The trains were almost solely for infantry.” Artillery mostly traveled by water (ie. Columbus GA) as often as possible and because Artillery encumbered too many cars to transport the batteries with their supply of needs. Wagons benefitted from neither rail or water. They simply traveled by use of the roads.



It was identified that the average unit was able to move from Tupelo to Charlotte through what remained of a transportation system in nine days; an accomplishment considering the alternatives at that point in the war.

It wasn’t without problems. There was one derailment with casualties but only one. Desertion was rampant in the process. “As the men traveled, they could see the effects of war on their homelands and it must have pulled on heartstrings. On the way over 900 men in two brigades were not at role call after arriving.” They went home. They were done with fighting. Lt. Colonel Cornelius Walker of the 10th South Carolina reported that the regiment left for Augusta with 233. When they arrived in North Carolina, 45 answered role call.


Unit structure broke down in the movement to get units loaded on cars. When units got to the field and in some cases went into battle (Wyse Forks), they went in under other units. Some men rode on top, others inside and the men rotated to minimize exposure to cold and rain. Five men from the 8th Arkansas froze to death.

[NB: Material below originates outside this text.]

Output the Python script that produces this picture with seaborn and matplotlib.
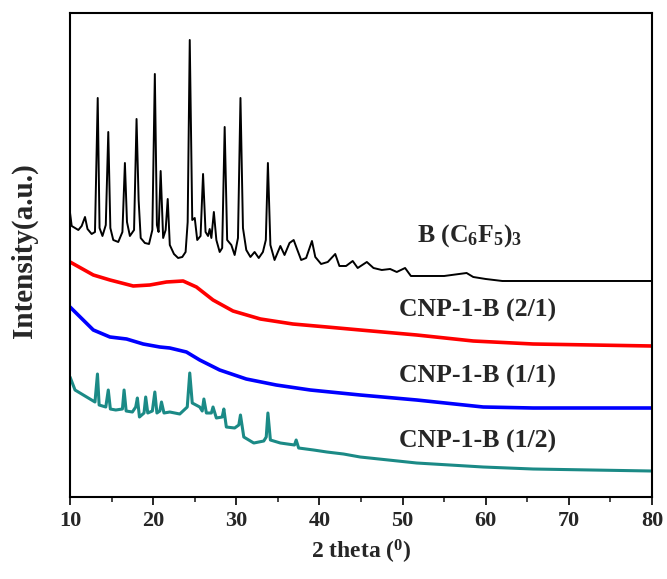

The Army of Tennessee made it to Charlotte in time to defend the town for Sherman's move on the city his move was only a feint and he turned for Fayetteville. The Army of Tennessee would meet Sherman yet one more time.


Sources:


Railroads of the Confederacy, Black, Robert C. III, Wilmington NC 1987


The Battle of Wise’s Forks, by Sokolosky, Wade and Smith, Mark A., Savas Beatie, 2015.


No Such Army Since the Days of Julius Caesar, Smith, Mark A. And Sokolosky, Wade, Savas Beatie, 2017.


Calamity in Carolina, Savis, Daniel T. And Greenwalt Phillip S, Savas Beatie, 2015.


Lecture on Bentonville by Philip Brown, at the Gettysburg Military National Park, National Park Service, 2015.